Por razões ao mesmo tempo biográficas, pessoais e intelectuais, estou adquirindo uma ideia mais elevada dos católicos. E não me parece saudável nem justo que a política esteja empenhada com tanta determinação a instrumentalizá-los e ignorá-los, enquanto, a fim de que as coisas sigam na direção certa, precisamos de um diálogo e de uma contribuição de um outro nível para o entendimento do nosso tempo e para a ação (...).
As suas perguntas, Monsenhor, (...) interessam a toda a França, não porque elas sejam especificamente católicas, mas porque falam sobre uma ideia de homem, sobre o seu destino, sua vocação, e estão no centro do nosso futuro imediato. Porque pretendem oferecer significado e apoio àqueles que precisam.
Estou aqui porque pretendo fazer justiça a estas perguntas. E pedir solenemente a vocês que não se sintam às margens da República, mas que reencontrem o gosto e o sal do papel que vocês sempre interpretaram. Eu sei que sobre as raízes cristãs da Europa se discutiu como sobre o sexo dos anjos. (...) Mas o que importa é a seiva. E estou convencido de que a seiva católica deve contribuir repetidas vezes para a vida de nossa nação. (...) A República espera muito de vocês. Em particular, se me permitem, ela está esperando que vocês tragam três dons: a sua sabedoria, o seu compromisso, a sua liberdade.
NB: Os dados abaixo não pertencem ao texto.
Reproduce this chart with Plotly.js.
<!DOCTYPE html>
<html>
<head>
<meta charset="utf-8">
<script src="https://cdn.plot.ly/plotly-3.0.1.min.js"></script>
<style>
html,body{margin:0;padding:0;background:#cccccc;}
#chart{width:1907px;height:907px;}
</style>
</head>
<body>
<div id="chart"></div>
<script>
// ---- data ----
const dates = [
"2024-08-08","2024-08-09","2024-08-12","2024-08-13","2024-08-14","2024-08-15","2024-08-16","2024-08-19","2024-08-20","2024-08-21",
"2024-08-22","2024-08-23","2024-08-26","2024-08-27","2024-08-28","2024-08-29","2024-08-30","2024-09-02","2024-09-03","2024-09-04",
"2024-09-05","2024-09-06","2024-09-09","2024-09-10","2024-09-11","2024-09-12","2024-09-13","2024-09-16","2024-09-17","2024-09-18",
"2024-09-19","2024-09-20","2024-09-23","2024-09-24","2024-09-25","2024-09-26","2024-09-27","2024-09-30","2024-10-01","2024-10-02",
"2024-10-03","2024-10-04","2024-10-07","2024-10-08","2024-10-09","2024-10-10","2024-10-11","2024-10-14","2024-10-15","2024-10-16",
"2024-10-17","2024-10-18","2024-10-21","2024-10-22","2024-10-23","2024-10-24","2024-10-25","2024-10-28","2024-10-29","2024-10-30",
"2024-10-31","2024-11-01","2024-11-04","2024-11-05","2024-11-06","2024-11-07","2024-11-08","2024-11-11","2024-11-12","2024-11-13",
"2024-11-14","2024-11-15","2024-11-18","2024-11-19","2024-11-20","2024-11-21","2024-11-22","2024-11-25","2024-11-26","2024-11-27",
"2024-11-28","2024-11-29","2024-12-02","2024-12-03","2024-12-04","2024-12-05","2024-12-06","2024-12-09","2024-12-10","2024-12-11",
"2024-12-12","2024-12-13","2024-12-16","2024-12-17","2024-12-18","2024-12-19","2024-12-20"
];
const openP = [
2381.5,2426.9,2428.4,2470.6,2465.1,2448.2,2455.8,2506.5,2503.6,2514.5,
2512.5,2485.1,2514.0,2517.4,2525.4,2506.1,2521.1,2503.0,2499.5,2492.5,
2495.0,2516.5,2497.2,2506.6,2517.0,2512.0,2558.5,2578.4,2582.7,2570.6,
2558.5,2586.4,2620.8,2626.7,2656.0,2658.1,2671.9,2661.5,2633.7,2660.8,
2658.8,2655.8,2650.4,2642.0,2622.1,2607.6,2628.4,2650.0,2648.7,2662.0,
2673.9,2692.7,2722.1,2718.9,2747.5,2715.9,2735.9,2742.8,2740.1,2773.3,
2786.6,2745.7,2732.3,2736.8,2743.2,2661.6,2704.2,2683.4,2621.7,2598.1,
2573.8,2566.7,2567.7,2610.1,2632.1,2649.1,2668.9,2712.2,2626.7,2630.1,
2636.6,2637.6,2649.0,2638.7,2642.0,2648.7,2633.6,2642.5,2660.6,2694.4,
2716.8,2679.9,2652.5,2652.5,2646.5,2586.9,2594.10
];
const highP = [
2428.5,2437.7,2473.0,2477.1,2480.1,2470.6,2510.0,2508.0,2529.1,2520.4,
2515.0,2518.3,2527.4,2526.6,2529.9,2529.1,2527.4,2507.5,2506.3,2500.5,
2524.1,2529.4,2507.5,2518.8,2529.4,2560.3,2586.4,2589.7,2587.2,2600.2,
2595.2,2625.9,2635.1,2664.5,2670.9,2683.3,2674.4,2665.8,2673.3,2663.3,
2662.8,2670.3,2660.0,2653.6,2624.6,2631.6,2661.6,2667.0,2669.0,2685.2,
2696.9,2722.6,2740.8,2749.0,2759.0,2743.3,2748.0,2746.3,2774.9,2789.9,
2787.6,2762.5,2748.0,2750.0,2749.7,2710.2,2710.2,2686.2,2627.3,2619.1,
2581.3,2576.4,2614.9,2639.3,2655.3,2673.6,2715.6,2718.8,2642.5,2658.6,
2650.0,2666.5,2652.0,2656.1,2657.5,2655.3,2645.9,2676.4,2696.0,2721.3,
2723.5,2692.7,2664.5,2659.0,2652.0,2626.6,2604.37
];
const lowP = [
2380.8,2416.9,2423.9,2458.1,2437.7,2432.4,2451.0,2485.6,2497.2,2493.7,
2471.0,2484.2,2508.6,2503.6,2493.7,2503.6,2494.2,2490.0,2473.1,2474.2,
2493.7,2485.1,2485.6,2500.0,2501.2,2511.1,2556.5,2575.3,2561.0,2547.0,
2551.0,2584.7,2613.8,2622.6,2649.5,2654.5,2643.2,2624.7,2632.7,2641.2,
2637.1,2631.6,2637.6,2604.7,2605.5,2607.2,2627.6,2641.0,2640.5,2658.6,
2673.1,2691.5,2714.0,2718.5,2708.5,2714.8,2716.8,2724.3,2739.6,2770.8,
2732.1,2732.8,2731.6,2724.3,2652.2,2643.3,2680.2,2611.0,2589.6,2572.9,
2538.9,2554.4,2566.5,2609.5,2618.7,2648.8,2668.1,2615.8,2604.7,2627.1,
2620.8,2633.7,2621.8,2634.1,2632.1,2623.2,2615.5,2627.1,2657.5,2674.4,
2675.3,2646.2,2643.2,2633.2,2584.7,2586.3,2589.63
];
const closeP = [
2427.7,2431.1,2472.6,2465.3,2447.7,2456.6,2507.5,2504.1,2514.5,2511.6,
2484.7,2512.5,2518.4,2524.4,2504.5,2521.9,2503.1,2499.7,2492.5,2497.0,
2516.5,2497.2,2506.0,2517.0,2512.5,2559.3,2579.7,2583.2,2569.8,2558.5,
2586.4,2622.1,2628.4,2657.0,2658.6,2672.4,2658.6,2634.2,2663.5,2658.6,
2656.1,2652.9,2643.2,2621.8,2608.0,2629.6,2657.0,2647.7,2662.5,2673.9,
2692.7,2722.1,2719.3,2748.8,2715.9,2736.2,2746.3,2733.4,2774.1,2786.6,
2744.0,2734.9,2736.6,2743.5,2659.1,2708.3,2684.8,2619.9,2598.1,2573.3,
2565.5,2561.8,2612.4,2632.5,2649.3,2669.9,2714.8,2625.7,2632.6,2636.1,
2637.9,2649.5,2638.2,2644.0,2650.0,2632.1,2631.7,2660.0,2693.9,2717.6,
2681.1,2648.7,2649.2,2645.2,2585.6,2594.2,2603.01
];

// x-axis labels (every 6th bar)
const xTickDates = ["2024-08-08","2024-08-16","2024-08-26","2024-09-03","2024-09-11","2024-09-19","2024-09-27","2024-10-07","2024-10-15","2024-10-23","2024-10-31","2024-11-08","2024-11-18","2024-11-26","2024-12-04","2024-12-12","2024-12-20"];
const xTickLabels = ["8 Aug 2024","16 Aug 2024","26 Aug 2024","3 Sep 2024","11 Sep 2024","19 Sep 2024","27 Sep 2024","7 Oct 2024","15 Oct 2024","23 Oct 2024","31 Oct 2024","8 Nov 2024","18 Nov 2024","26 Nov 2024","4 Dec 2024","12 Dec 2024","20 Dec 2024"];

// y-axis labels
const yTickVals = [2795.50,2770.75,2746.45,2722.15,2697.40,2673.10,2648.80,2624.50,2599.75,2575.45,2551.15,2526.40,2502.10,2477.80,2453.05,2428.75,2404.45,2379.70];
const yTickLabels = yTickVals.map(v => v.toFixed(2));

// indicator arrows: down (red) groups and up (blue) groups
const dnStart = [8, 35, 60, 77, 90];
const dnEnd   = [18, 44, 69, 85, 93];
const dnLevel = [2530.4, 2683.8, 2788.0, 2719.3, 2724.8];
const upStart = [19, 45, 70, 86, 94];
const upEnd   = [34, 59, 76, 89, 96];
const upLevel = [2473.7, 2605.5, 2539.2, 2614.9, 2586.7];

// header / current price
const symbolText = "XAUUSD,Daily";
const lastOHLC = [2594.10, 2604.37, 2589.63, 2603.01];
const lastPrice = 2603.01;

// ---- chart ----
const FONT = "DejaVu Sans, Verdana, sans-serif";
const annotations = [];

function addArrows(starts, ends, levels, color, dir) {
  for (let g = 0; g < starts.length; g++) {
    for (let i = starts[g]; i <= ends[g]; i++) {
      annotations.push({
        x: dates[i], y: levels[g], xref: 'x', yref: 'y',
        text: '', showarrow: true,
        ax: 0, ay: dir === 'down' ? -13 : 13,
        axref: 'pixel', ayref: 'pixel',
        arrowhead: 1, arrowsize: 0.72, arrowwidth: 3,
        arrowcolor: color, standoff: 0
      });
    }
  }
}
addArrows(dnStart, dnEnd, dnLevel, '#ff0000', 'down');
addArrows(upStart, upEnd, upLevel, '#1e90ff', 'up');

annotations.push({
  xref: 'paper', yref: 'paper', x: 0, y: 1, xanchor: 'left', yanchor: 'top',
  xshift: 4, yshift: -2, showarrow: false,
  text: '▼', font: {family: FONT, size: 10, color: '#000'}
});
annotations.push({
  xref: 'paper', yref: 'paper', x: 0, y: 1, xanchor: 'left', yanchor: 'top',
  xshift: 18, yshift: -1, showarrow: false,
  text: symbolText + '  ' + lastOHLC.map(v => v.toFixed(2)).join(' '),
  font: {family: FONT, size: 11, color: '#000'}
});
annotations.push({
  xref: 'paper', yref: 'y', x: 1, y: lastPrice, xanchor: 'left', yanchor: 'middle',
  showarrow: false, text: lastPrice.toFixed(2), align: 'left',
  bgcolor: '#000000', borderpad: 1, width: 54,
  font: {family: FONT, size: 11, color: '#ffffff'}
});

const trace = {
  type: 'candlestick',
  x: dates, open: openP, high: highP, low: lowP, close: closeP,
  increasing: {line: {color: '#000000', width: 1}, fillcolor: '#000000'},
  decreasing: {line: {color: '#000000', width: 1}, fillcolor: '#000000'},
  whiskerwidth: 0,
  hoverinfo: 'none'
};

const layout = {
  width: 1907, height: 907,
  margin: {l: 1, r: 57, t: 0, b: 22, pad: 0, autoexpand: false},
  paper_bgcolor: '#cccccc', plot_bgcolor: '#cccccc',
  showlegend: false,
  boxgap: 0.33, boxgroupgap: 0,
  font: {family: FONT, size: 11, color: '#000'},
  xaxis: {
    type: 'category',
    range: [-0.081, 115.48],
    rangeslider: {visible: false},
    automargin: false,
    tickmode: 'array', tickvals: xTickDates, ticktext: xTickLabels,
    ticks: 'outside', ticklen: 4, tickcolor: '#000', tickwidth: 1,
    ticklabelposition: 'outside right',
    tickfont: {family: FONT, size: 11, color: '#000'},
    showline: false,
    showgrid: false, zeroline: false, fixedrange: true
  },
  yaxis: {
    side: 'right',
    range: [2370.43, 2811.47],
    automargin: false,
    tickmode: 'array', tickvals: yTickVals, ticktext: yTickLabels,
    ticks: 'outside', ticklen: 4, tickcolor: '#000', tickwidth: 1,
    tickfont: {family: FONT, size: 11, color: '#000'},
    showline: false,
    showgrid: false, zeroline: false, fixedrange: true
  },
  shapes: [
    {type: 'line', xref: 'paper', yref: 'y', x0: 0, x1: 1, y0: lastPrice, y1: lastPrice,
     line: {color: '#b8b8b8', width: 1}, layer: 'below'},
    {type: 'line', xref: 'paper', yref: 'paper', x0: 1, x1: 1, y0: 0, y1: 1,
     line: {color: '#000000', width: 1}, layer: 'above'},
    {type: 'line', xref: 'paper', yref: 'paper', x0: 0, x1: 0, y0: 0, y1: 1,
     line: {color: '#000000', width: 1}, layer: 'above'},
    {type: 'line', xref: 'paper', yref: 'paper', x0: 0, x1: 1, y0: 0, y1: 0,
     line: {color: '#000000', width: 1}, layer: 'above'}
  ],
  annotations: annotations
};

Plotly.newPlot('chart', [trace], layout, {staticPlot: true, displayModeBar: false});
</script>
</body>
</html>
A urgência de nossa política contemporânea é reencontrar sua raiz na questão do homem, ou, para falar com Mounier, da pessoa. Nós não podemos mais, no mundo como ele está, nos satisfazer com um progresso econômico ou científico que não se questiona acerca do impacto sobre a humanidade e sobre o mundo. (...) Nós temos necessidade de dar uma direção à nossa ação, e essa direção é o homem. Mas não é possível avançar nesse caminho sem cruzar o caminho do catolicismo, que durante séculos tem escavado pacientemente essas perguntas. Ele escava em seu próprio questionamento e no diálogo com outras religiões. A estas interrogações confere a forma de uma arquitetura, uma pintura, uma filosofia, uma literatura, todas tentando, de mil maneiras, expressar a natureza humana e o sentido da vida. “Venerável porque ela conhecia bem o homem”, diz Pascal da religião cristã. E, certamente, também outras religiões, outras filosofias escavaram o mistério do homem. Mas a secularização não pode eliminar a longa tradição cristã.
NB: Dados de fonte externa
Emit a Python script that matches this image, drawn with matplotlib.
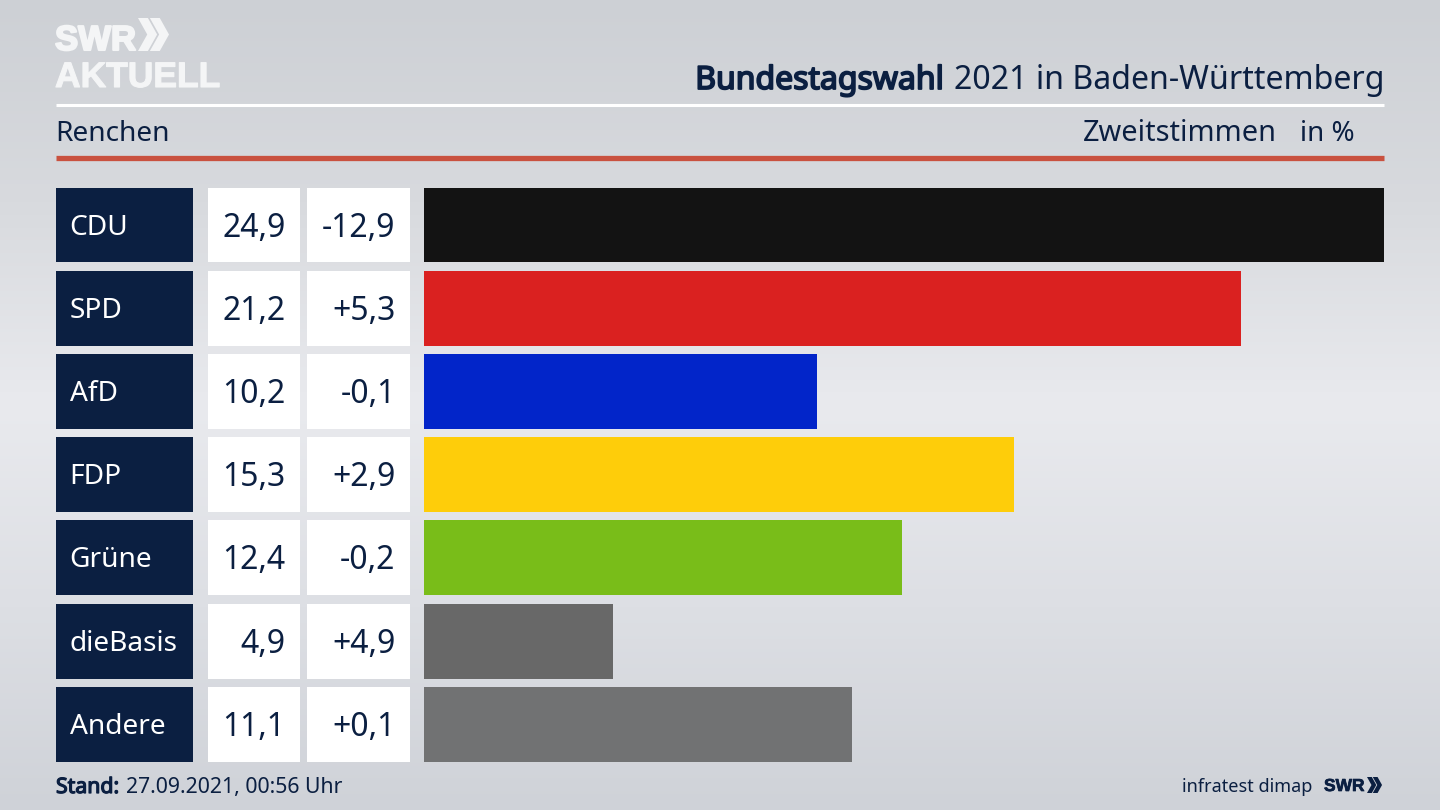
"""SWR Hochrechnungsgrafik Renchen, Zweitstimmen."""

import matplotlib
matplotlib.use('Agg')
import matplotlib.patheffects as pe
import matplotlib.pyplot as plt
import numpy as np
from matplotlib.colors import LinearSegmentedColormap
from matplotlib.patches import Polygon

parteien = ['CDU', 'SPD', 'AfD', 'FDP', 'Grüne', 'dieBasis', 'Andere']
anteile = [24.9, 21.2, 10.2, 15.3, 12.4, 4.9, 11.1]
differenzen = [-12.9, 5.3, -0.1, 2.9, -0.2, 4.9, 0.1]
kleuren = ['#131313', '#da2120', '#0225c9', '#fecd0a', '#79bd19', '#686868', '#717273']

NAVY = '#0b1f41'
LOGO = '#f4f5f6'
W, H = 1440, 810

plt.rcParams['font.family'] = 'Noto Sans'


def komma(waarde, teken=False):
    tekst = f'{waarde:+.1f}' if teken else f'{waarde:.1f}'
    return tekst.replace('.', ',')


def px_axes(fig, x0, y0, x1, y1):
    """Axes op pixelpositie, y van boven naar beneden."""
    return fig.add_axes([x0 / W, 1 - y1 / H, (x1 - x0) / W, (y1 - y0) / H])


def vet(dikte, kleur=NAVY):
    """Nep-vet: Noto Sans is hier alleen als regular beschikbaar."""
    return [pe.withStroke(linewidth=dikte, foreground=kleur)]


def chevrons(ax, x, y, h, color):
    for dx in (0, h * 0.36):
        pts = [(x + dx, y), (x + dx + h * 0.3, y), (x + dx + h * 0.58, y + h / 2),
               (x + dx + h * 0.3, y + h), (x + dx, y + h), (x + dx + h * 0.28, y + h / 2)]
        ax.add_patch(Polygon(pts, closed=True, fc=color, ec='none'))


fig = plt.figure(figsize=(W / 100, H / 100), dpi=100)

# achtergrond met verloop
bg = px_axes(fig, 0, 0, W, H)
cmap = LinearSegmentedColormap.from_list('bg', ['#cdd0d5', '#d8dade', '#e9eaee', '#dddfe4', '#cfd2d8'])
verloop = np.linspace(0, 1, 256).reshape(-1, 1)
bg.imshow(verloop, cmap=cmap, aspect='auto', extent=(0, W, H, 0), zorder=0)
bg.set_xlim(0, W)
bg.set_ylim(H, 0)
bg.axis('off')

# kop
bg.plot([56, 1384], [105, 105], color='white', lw=2.2, solid_capstyle='butt')
bg.plot([56, 1384], [157.5, 157.5], color='#c9513f', lw=3.8, solid_capstyle='butt')

bg.text(55, 50, 'SWR', color=LOGO, fontsize=25, fontweight='bold', family='Liberation Sans', va='baseline',
        path_effects=vet(1.5, LOGO))
chevrons(bg, 138, 18, 33, LOGO)
bg.text(55, 87, 'AKTUELL', color=LOGO, fontsize=25.5, fontweight='bold', family='Liberation Sans', va='baseline',
        path_effects=vet(0.8, LOGO))

regular = bg.text(1384, 89, '2021 in Baden-Württemberg', color=NAVY, fontsize=23.1, ha='right', va='baseline')
fig.canvas.draw()
links = regular.get_window_extent().x0
bg.text(links - 9, 89, 'Bundestagswahl', color=NAVY, fontsize=23, ha='right', va='baseline',
        path_effects=vet(1.3))

bg.text(55.5, 141, 'Renchen', color=NAVY, fontsize=20.2, va='baseline')
bg.text(1277, 141, 'Zweitstimmen', color=NAVY, fontsize=20.8, ha='right', va='baseline')
bg.text(1355, 141, 'in %', color=NAVY, fontsize=20, ha='right', va='baseline')

# voet
bg.text(56, 793, 'Stand:', color=NAVY, fontsize=15.3, va='baseline', path_effects=vet(0.9))
bg.text(126, 793, '27.09.2021, 00:56 Uhr', color=NAVY, fontsize=15.3, va='baseline')
bg.text(1312, 792, 'infratest dimap', color=NAVY, fontsize=13, ha='right', va='baseline')
bg.text(1324, 791, 'SWR', color=NAVY, fontsize=12.5, fontweight='bold', family='Liberation Sans',
        va='baseline', path_effects=vet(0.5))
chevrons(bg, 1367, 777, 16, NAVY)

rijen = np.arange(len(parteien))

# tabel links
tab = px_axes(fig, 56, 183.4, 410, 766)
tab.patch.set_alpha(0)
tab.set_xlim(56, 410)
tab.set_ylim(6.5, -0.5)
tab.axis('off')
tab.barh(rijen, 137, left=56, height=0.9, color=NAVY)
tab.barh(rijen, 92, left=208, height=0.9, color='white')
tab.barh(rijen, 104, left=306.5, height=0.9, color='white')
for rij, partij, anteil, diff in zip(rijen, parteien, anteile, differenzen):
    tab.text(69.5, rij - 0.012, partij, color='white', fontsize=20.2, va='center_baseline')
    tab.text(285.5, rij - 0.012, komma(anteil), color=NAVY, fontsize=23, ha='right', va='center_baseline')
    tab.text(395.5, rij - 0.012, komma(diff, True), color=NAVY, fontsize=23, ha='right', va='center_baseline')

# balken
ax = px_axes(fig, 424, 183.4, 1384, 766)
ax.patch.set_alpha(0)
ax.barh(rijen, anteile, height=0.9, color=kleuren)
ax.set_xlim(0, 24.9)
ax.set_ylim(6.5, -0.5)
ax.axis('off')

fig.savefig('out.png', dpi=100)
No centro deste questionamento do sentido da vida, do lugar que reservamos para a pessoa, do modo como lhe damos a sua dignidade, o senhor, Monsenhor, colocou dois sujeitos do nosso tempo: a bioética e a questão dos imigrantes. (...) Esses dois sujeitos mobilizam nossa parte mais humana e nossa própria concepção do humano, e essa coerência é essencial para todos.
Sobre os imigrantes, somos às vezes reprovados por não sermos suficientemente generosos e acolhedores, por permitir que sejam detidos ou por recusar os menores desacompanhados. Somos até acusados de permitir que a violência policial floresça. Mas, para dizer a verdade, o que estamos fazendo? Estamos tentando urgentemente acabar com as situações que herdamos e estamos desenvolvendo por causa da ausência de regras, de sua má aplicação ou de sua má qualidade. (...) Estamos tentando a conciliação entre a lei e a humanidade. (...)
Sobre a bioética, às vezes se tem a impressão de estar diante de uma agenda oculta, para saber de antemão os resultados de um debate que abrirá novas possibilidades na procriação assistida, abrindo a porta para práticas que inevitavelmente serão impostas mais tarde, como a gestação por terceiros. Alguns dizem que a introdução nestes debates de representantes da Igreja Católica, assim como eu me comprometi desde o início do meu mandato, é um engodo destinado a diluir a palavra da Igreja ou levá-la como refém. (...) Estou convencido de que não estamos aqui diante de um problema simples que poderia ser decidido por uma única lei, mas às vezes nos deparamos com debates morais, éticos e profundos que afetam o mais íntimo de cada um de nós. (...)
Também somos confrontados com uma sociedade em que as formas de família estão mudando radicalmente, na qual a situação da criança às vezes se confunde e onde nossos concidadãos sonham em fundar células familiares de estilo tradicional a partir de padrões familiares de minorias. (...) A Igreja acompanha incansavelmente essas situações delicadas e tenta conciliar esses princípios com o real. (...)
Assim, os políticos e a Igreja compartilham esta missão de colocar as mãos no barro do real, para se confrontar, todos os dias, com aquilo que o temporal tem, ouso dizer, de mais temporal. E frequentemente é difícil, complicado, exigente e imperfeito. As soluções não chegam sozinhas, elas surgem da articulação entre essa realidade e um pensamento, um sistema de valor, uma concepção de mundo. Tais soluções muitas vezes são escolha do mau menor, sempre precária e também exigente e difícil.